A propósito de la Pontificia Universidad Católica del Perú

Por Rosa María Palacios. (La República, 13 de agosto del 2012.)

En mi última columna recordé el Acuerdo entre la Santa Sede y el Estado peruano. En este, la Santa Sede aceptó en 1980, sin poner condición alguna, su sometimiento a la legislación peruana en cuanto a sus emprendimientos educativos privados. Esperé que se me desautorizara rápidamente por los voceros del Arzobispado que defienden otra posición en relación con la propiedad y el gobierno de la PUCP. Solo hubo silencio.

La única respuesta que recibí es ciertamente correcta, pero no cambia en nada el asunto de fondo. Es cierto que la ley que dio el dictador militar Velasco en 1969 para regular las universidades le reconocía una excepción exclusiva a la Universidad Católica. Se le permitió, para esa fecha, nombrar su rector de acuerdo con el estatuto vigente, el cual incluía al Arzobispado y a la Santa Sede en la decisión. Sin embargo, no excluyó a la PUCP del cumplimiento de ningún otro artículo de la ley y mucho menos el de someterse a la Asamblea como “máximo órgano de gobierno”. La PUCP en 1983, por mandato de la ley en tiempos de Belaúnde –a la que también se sometió la Iglesia al firmar el tratado–, nuevamente realizó una reforma estatutaria que trató de conciliar las disposiciones eclesiásticas con la ley peruana. Debo señalar que por un error consigné solo cuatro universidades privadas para 1969, cuando ya eran doce. Pero la primera universidad particular del Perú fue la PUCP, fundada en 1917. La experiencia nacional en educación superior privada no ha cumplido ni 100 años.

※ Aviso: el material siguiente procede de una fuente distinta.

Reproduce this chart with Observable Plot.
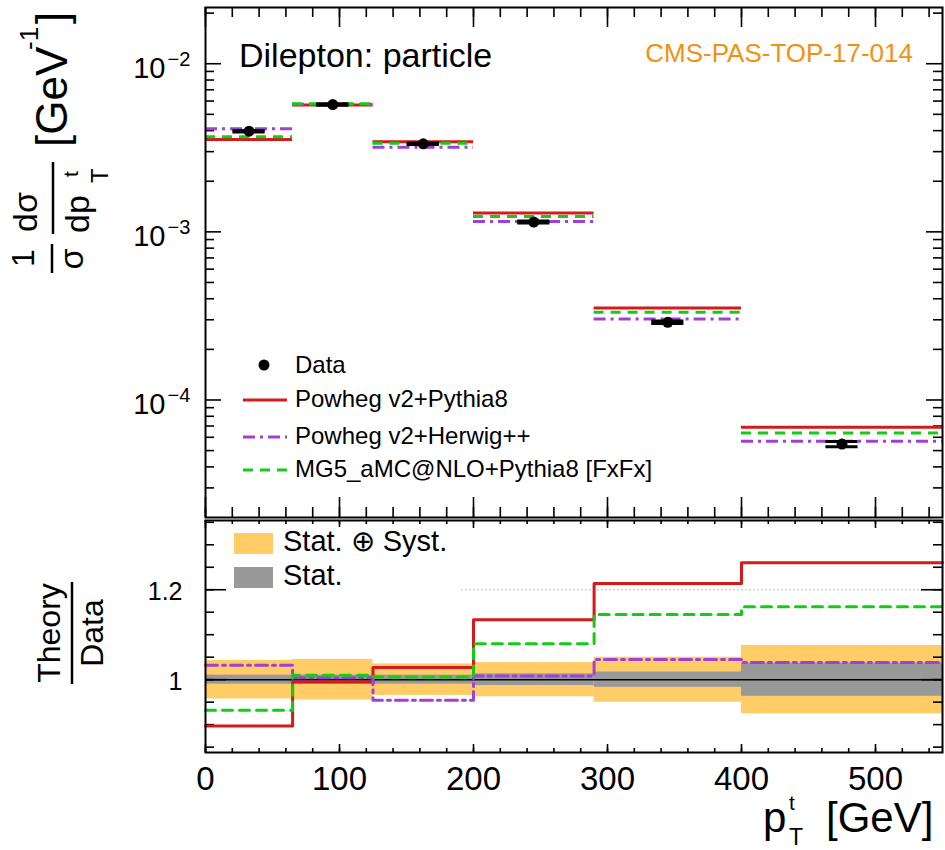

¿Qué es esta Asamblea, causa de las iras santas? El conjunto de profesores, alumnos y representantes de la Iglesia que disponga el estatuto. En el Perú las personas jurídicas se gobiernan a través de sus órganos de gobierno y en cumplimiento de sus estatutos, que vienen a ser su ley interna. Los estatutos definen el nombre, objeto, domicilio, órganos de gobierno, entre otros muchos detalles. En las asociaciones sin fines de lucro, y la PUCP es una, la Asamblea es la única que puede modificar el estatuto. Nadie ajeno a ella puede romper ese pacto social.

El mecanismo de asamblea no permite que una sola persona se haga “dueña” de una colectividad. Este es, creo, el problema central. Los representantes de Arzobispado quieren un poder único de gobierno universitario: el de la Iglesia a través de sus representantes. La PUCP, acogiéndose a la ley peruana, a la que está obligada, no puede, sin caer en la ilegalidad, aceptar esa posición. Tampoco lo puede hacer la Santa Sede porque aceptó someterse a la ley nacional. Por esa razón, el decreto que le quita el nombre a la PUCP no tiene efectos jurídicos en el Perú. Incluso la Cancillería podría protestar por un acto inamistoso de otro Estado que supone el desconocimiento de un tratado.

El genial Carlos Carlín creó un personaje que se llama “la señora Tozzo”, una elegante señora mayor que vive en San Isidro y está llenecita de prejuicios. Además de hacer reír a carcajadas al público por su absoluta desconexión con el país, grita, en medio de su monólogo, “¡Maldito Velasco!”. Su personaje, una caricatura de la realidad, se ha encarnado nuevamente en aquellos que no quieren aceptar que ya pasaron casi cuarenta años y que nuestro país, para bien o para mal, cambió y que, en su momento, ellos aceptaron esos cambios en un tratado.